* _Directions for this task_
Extract the lines that hold the string "chart".

* _Provided data_
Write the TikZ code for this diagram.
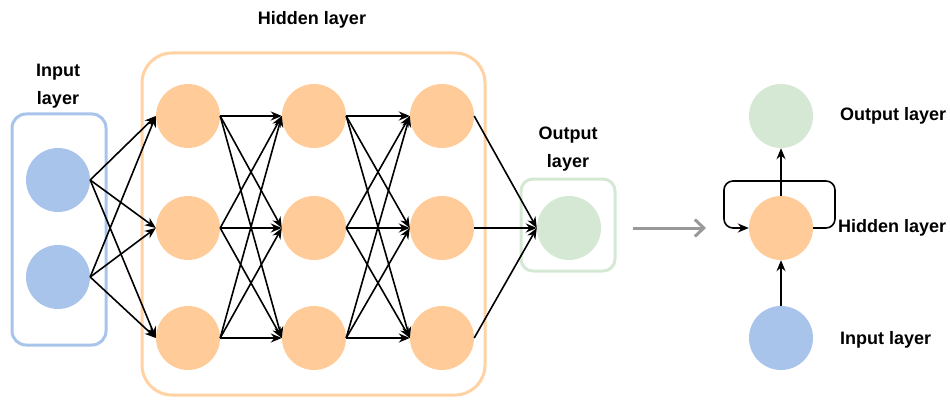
\documentclass[tikz,border=0pt]{standalone}
\usepackage{fontspec}
\setmainfont{Liberation Sans}
\usetikzlibrary{arrows.meta}
\definecolor{cblue}{HTML}{A9C4EB}
\definecolor{corange}{HTML}{FFCC99}
\definecolor{cgreen}{HTML}{D5E8D4}
\tikzset{
  neuron/.style={circle,minimum size=64pt,inner sep=0pt,draw=none},
  inb/.style={neuron,fill=cblue},
  hidb/.style={neuron,fill=corange},
  outb/.style={neuron,fill=cgreen},
  layerbox/.style={rounded corners=14pt,line width=3pt},
  conn/.style={draw=black,line width=1.6pt,-{Stealth[length=11pt,width=9pt]}},
  lbl/.style={font=\bfseries\fontsize{18}{28}\selectfont,align=center,inner sep=0pt},
}
\begin{document}
\begin{tikzpicture}[x=1pt,y=-1pt]
\useasboundingbox (0,0) rectangle (950,401);
% boxes
\draw[layerbox,draw=cblue] (12,114) rectangle (106,345);
\draw[layerbox,draw=corange!90!white,rounded corners=30pt] (142,53) rectangle (485,395);
\draw[layerbox,draw=cgreen,rounded corners=12pt] (521,179) rectangle (615,271);
% neurons
\node[inb] (i1) at (58,180) {};
\node[inb] (i2) at (58,277) {};
\foreach \c/\x in {1/188,2/314,3/442}{
  \node[hidb] (h\c1) at (\x,116) {};
  \node[hidb] (h\c2) at (\x,228) {};
  \node[hidb] (h\c3) at (\x,338) {};
}
\node[outb] (o) at (569,228) {};
% connections
\foreach \a in {1,2}{\foreach \b in {1,2,3}{\draw[conn] (i\a.east) -- (h1\b.west);}}
\foreach \a in {1,2,3}{\foreach \b in {1,2,3}{\draw[conn] (h1\a.east) -- (h2\b.west);}}
\foreach \a in {1,2,3}{\foreach \b in {1,2,3}{\draw[conn] (h2\a.east) -- (h3\b.west);}}
\foreach \a in {1,2,3}{\draw[conn] (h3\a.east) -- (o.west);}
% labels
\node[lbl] (ti) at (58,86) {Input\\layer};
\node[lbl] (th) at (312,20) {Hidden layer};
\node[lbl] (to) at (568,149) {Output\\layer};
% gray arrow
\coordinate (ga) at (633,228);
\coordinate (gb) at (706,228);
\draw[draw=black!40,line width=3pt,-{Straight Barb[length=9pt,width=17pt,line width=3pt]}] (ga) -- (gb);
% recurrent view
\node[outb] (ro) at (781,116) {};
\node[hidb] (rh) at (781,228) {};
\node[inb] (ri) at (781,338) {};
\draw[conn] (ri.north) -- (rh.south);
\draw[conn] (rh.north) -- (ro.south);
\draw[conn,rounded corners=9pt] (rh.east) -- (835,228) -- (835,181) -- (724,181) -- (724,228) -- (rh.west);
\node[lbl,anchor=west] (lo) at (840,116) {Output layer};
\node[lbl,anchor=west] (lh) at (838,228) {Hidden layer};
\node[lbl,anchor=west] (li) at (840,340) {Input layer};
\end{tikzpicture}
\end{document}
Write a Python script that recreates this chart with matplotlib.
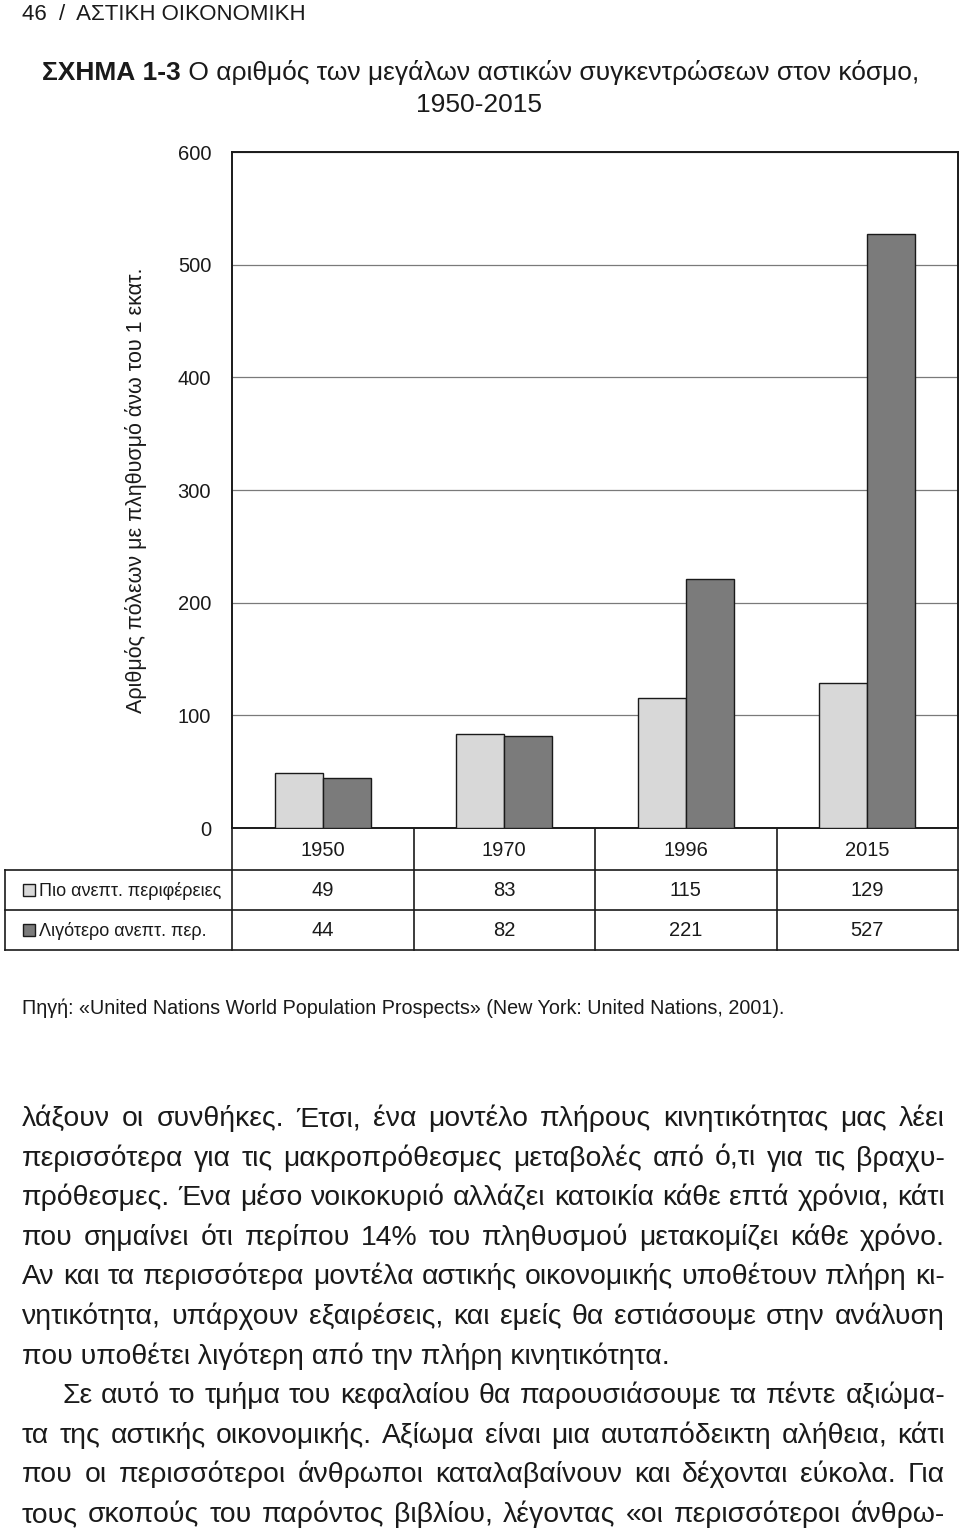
import numpy as np
import matplotlib
matplotlib.use('Agg')
import matplotlib.pyplot as plt
from matplotlib import font_manager

# --- data -------------------------------------------------------------
years = ['1950', '1970', '1996', '2015']
more_dev = [49, 83, 115, 129]      # Πιο ανεπτ. περιφέρειες
less_dev = [44, 82, 221, 527]      # Λιγότερο ανεπτ. περ.
series_names = ['Πιο ανεπτ. περιφέρειες', 'Λιγότερο ανεπτ. περ.']
yticks = [0, 100, 200, 300, 400, 500, 600]

header = '46  /  ΑΣΤΙΚΗ ΟΙΚΟΝΟΜΙΚΗ'
title_bold = 'ΣΧΗΜΑ 1-3'
title_rest = ' Ο αριθμός των μεγάλων αστικών συγκεντρώσεων στον κόσμο,'
title_line2 = '1950-2015'
ylabel = 'Αριθμός πόλεων με πληθυσμό άνω του 1 εκατ.'
source = 'Πηγή: «United Nations World Population Prospects» (New York: United Nations, 2001).'

body = [
    ('λάξουν οι συνθήκες.  Έτσι, ένα μοντέλο πλήρους κινητικότητας μας λέει', True, 0),
    ('περισσότερα για τις μακροπρόθεσμες μεταβολές από ό,τι για τις βραχυ-', True, 0),
    ('πρόθεσμες. Ένα μέσο νοικοκυριό αλλάζει κατοικία κάθε επτά χρόνια, κάτι', True, 0),
    ('που σημαίνει ότι περίπου 14% του πληθυσμού μετακομίζει κάθε χρόνο.', True, 0),
    ('Αν και τα περισσότερα μοντέλα αστικής οικονομικής υποθέτουν πλήρη κι-', True, 0),
    ('νητικότητα, υπάρχουν εξαιρέσεις, και εμείς θα εστιάσουμε στην ανάλυση', True, 0),
    ('που υποθέτει λιγότερη από την πλήρη κινητικότητα.', False, 0),
    ('Σε αυτό το τμήμα του κεφαλαίου θα παρουσιάσουμε τα πέντε αξιώμα-', True, 40),
    ('τα της αστικής οικονομικής. Αξίωμα είναι μια αυταπόδεικτη αλήθεια, κάτι', True, 0),
    ('που οι περισσότεροι άνθρωποι καταλαβαίνουν και δέχονται εύκολα. Για', True, 0),
    ('τους σκοπούς του παρόντος βιβλίου, λέγοντας «οι περισσότεροι άνθρω-', True, 0),
]

# --- fonts ------------------------------------------------------------
installed = {f.name for f in font_manager.fontManager.ttflist}
main_font = 'Liberation Sans'
narrow_font = 'Liberation Sans Narrow' if 'Liberation Sans Narrow' in installed else 'Liberation Sans'
plt.rcParams['font.family'] = [main_font, 'DejaVu Sans']

light = '#d8d8d8'
dark = '#7b7b7b'
ink = '#1a1a1a'

W, H = 960, 1532
fig = plt.figure(figsize=(W / 100, H / 100), dpi=100)
fig.patch.set_facecolor('white')

# page overlay in pixel coordinates
page = fig.add_axes([0, 0, 1, 1])
page.set_xlim(0, W)
page.set_ylim(H, 0)
page.axis('off')
r = fig.canvas.get_renderer()

# --- chart ------------------------------------------------------------
L, R, T, B = 232, 958, 152, 828
ax = fig.add_axes([L / W, 1 - B / H, (R - L) / W, (B - T) / H])
x = np.arange(len(years))
w = 0.265
ax.bar(x - w / 2, more_dev, w, color=light, edgecolor=ink, linewidth=1.0, zorder=3)
ax.bar(x + w / 2, less_dev, w, color=dark, edgecolor=ink, linewidth=1.0, zorder=3)
ax.set_xlim(-0.5, len(years) - 0.5)
ax.set_ylim(0, 600)
ax.set_yticks(yticks)
ax.set_yticklabels([str(t) for t in yticks], fontsize=14.5, color=ink)
ax.tick_params(axis='y', length=0, pad=15)
ax.set_xticks([])
ax.grid(axis='y', color='#7a7a7a', linewidth=0.9, zorder=0)
for s in ax.spines.values():
    s.set_color(ink)
    s.set_linewidth(1.4)
page.text(136, 490, ylabel, rotation=90, ha='center', va='center',
          fontsize=15.5, family=narrow_font, color=ink)

# --- data table under the chart ----------------------------------------
col_w = (R - L) / len(years)
rows_y = [B, 870, 910, 950]
lc = dict(color=ink, linewidth=1.2)
page.plot([L, L], [B, rows_y[-1]], **lc)
page.plot([R, R], [B, rows_y[-1]], **lc)
page.plot([5, 5], [rows_y[1], rows_y[-1]], **lc)
for i in range(1, len(years)):
    page.plot([L + i * col_w] * 2, [B, rows_y[-1]], **lc)
for yy in rows_y[1:]:
    page.plot([5, R], [yy, yy], **lc)
for i, yr in enumerate(years):
    cx = L + (i + 0.5) * col_w
    page.text(cx, (rows_y[0] + rows_y[1]) / 2 + 2, yr, ha='center', va='center',
              fontsize=14.5, family=narrow_font, color=ink)
    page.text(cx, (rows_y[1] + rows_y[2]) / 2 + 1, str(more_dev[i]), ha='center', va='center',
              fontsize=14.5, family=narrow_font, color=ink)
    page.text(cx, (rows_y[2] + rows_y[3]) / 2 + 1, str(less_dev[i]), ha='center', va='center',
              fontsize=14.5, family=narrow_font, color=ink)
for k, (name, col) in enumerate(zip(series_names, [light, dark])):
    cy = (rows_y[k + 1] + rows_y[k + 2]) / 2
    page.add_patch(plt.Rectangle((23, cy - 6), 12, 12, facecolor=col, edgecolor=ink, linewidth=1.0))
    page.text(39, cy + 1, name, ha='left', va='center', fontsize=13,
              family=narrow_font, color=ink)

# --- page texts -------------------------------------------------------
page.text(22, 20, header, ha='left', va='baseline', fontsize=16, color=ink)
tb = page.text(42, 80, title_bold, ha='left', va='baseline', fontsize=19,
               weight='bold', color=ink)
bw = tb.get_window_extent(r).width
page.text(42 + bw, 80, title_rest, ha='left', va='baseline', fontsize=19, color=ink)
page.text(479, 112, title_line2, ha='center', va='baseline', fontsize=19, color=ink)
page.text(22, 1014, source, ha='left', va='baseline', fontsize=14.2,
          family=narrow_font, color=ink)

x0, x1 = 22, 945
base0, step = 1126, 39.6
fs = 20.4
for n, (line, just, indent) in enumerate(body):
    yb = base0 + n * step
    if not just:
        page.text(x0 + indent, yb, line, ha='left', va='baseline', fontsize=fs, color=ink)
        continue
    words = line.split(' ')
    words = [wd for wd in words if wd]
    ts = [page.text(0, yb, wd, ha='left', va='baseline', fontsize=fs, color=ink) for wd in words]
    ws = [t.get_window_extent(r).width for t in ts]
    gap = (x1 - x0 - indent - sum(ws)) / (len(words) - 1)
    xx = x0 + indent
    for t, wd in zip(ts, ws):
        t.set_x(xx)
        xx += wd + gap

fig.savefig('out.png', dpi=100, facecolor='white')
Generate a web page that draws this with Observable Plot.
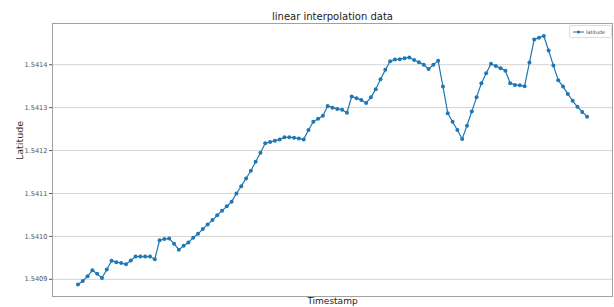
<!DOCTYPE html>
<html>
<head>
<meta charset="utf-8">
<script src="https://cdn.jsdelivr.net/npm/d3@7"></script>
<script src="https://cdn.jsdelivr.net/npm/@observablehq/plot@0.6"></script>
<style>
  html, body { margin: 0; padding: 0; background: #fff; }
  #wrap { position: relative; width: 614px; height: 307px; font-family: "DejaVu Sans", sans-serif; }
  #legend { position: absolute; left: 569px; top: 25px; width: 41px; height: 11px; border: 1px solid #ddd; border-radius: 2px; background: rgba(255,255,255,0.85); display: flex; align-items: center; font-size: 5px; color: #444; }
  #legend svg { margin: 0 2px 0 3px; }
</style>
</head>
<body>
<div id="wrap"></div>
<script>
const title = "linear interpolation data";
const xLabel = "Timestamp";
const yLabel = "Latitude";
const seriesName = "latitude";
const yTicks = [1.5409, 1.5410, 1.5411, 1.5412, 1.5413, 1.5414];
const latitude = [
  1.540888, 1.540896, 1.540907, 1.540921, 1.540913, 1.540903, 1.540923, 1.540943, 1.540940, 1.540938,
  1.540935, 1.540944, 1.540953, 1.540953, 1.540953, 1.540953, 1.540947, 1.540991, 1.540994, 1.540995,
  1.540983, 1.540969, 1.540978, 1.540986, 1.540997, 1.541006, 1.541017, 1.541028, 1.541038, 1.541049,
  1.541060, 1.541070, 1.541081, 1.541100, 1.541117, 1.541135, 1.541153, 1.541174, 1.541195, 1.541217,
  1.541220, 1.541223, 1.541226, 1.541231, 1.541231, 1.541230, 1.541228, 1.541226, 1.541248, 1.541267,
  1.541274, 1.541281, 1.541304, 1.541300, 1.541297, 1.541295, 1.541288, 1.541326, 1.541322, 1.541318,
  1.541311, 1.541324, 1.541343, 1.541366, 1.541388, 1.541408, 1.541412, 1.541413, 1.541415, 1.541417,
  1.541411, 1.541406, 1.541400, 1.541390, 1.541400, 1.541409, 1.541349, 1.541287, 1.541267, 1.541248,
  1.541227, 1.541258, 1.541291, 1.541324, 1.541357, 1.541380, 1.541402, 1.541397, 1.541392, 1.541386,
  1.541357, 1.541353, 1.541352, 1.541350, 1.541405, 1.541459, 1.541463, 1.541467, 1.541433, 1.541398,
  1.541364, 1.541349, 1.541332, 1.541316, 1.541302, 1.541290, 1.541279
];
const data = latitude.map((v, i) => ({t: i, lat: v}));
const color = "#1f77b4";

const chart = Plot.plot({
  width: 614, height: 307,
  marginTop: 23, marginLeft: 52, marginRight: 2, marginBottom: 11,
  style: {fontFamily: "DejaVu Sans, sans-serif", background: "white"},
  x: {domain: [-5.3, 111.3], axis: null},
  y: {domain: [1.54086, 1.541496], axis: null},
  marks: [
    Plot.gridY(yTicks, {stroke: "#d4d4d4", strokeOpacity: 1, strokeWidth: 1}),
    Plot.frame({stroke: "#a0a0a0"}),
    Plot.axisY(yTicks, {tickFormat: d => d.toFixed(4), tickSize: 3, tickPadding: 2, fontSize: 6.6, color: "#555", label: null}),
    Plot.line(data, {x: "t", y: "lat", stroke: color, strokeWidth: 1.2}),
    Plot.dot(data, {x: "t", y: "lat", fill: color, stroke: null, r: 2}),
    Plot.text([title], {text: d => d, frameAnchor: "top", dy: -11, fontSize: 10, fill: "#222"}),
    Plot.text([yLabel], {text: d => d, frameAnchor: "left", dx: -33, rotate: -90, fontSize: 9.5, fill: "#333"}),
    Plot.text([xLabel], {text: d => d, frameAnchor: "bottom", dy: 7, fontSize: 9, fill: "#222"})
  ]
});
const wrap = document.getElementById("wrap");
wrap.appendChild(chart);
const legend = document.createElement("div");
legend.id = "legend";
legend.innerHTML = `<svg width="11" height="6"><line x1="0" y1="3" x2="11" y2="3" stroke="${color}" stroke-width="1"/><circle cx="5.5" cy="3" r="1.6" fill="${color}"/></svg><span>${seriesName}</span>`;
wrap.appendChild(legend);
</script>
</body>
</html>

* _Final result_
Write a Python script that recreates this chart with matplotlib.
# --- chart ------------------------------------------------------------
# --- data table under the chart ----------------------------------------
const chart = Plot.plot({
wrap.appendChild(chart);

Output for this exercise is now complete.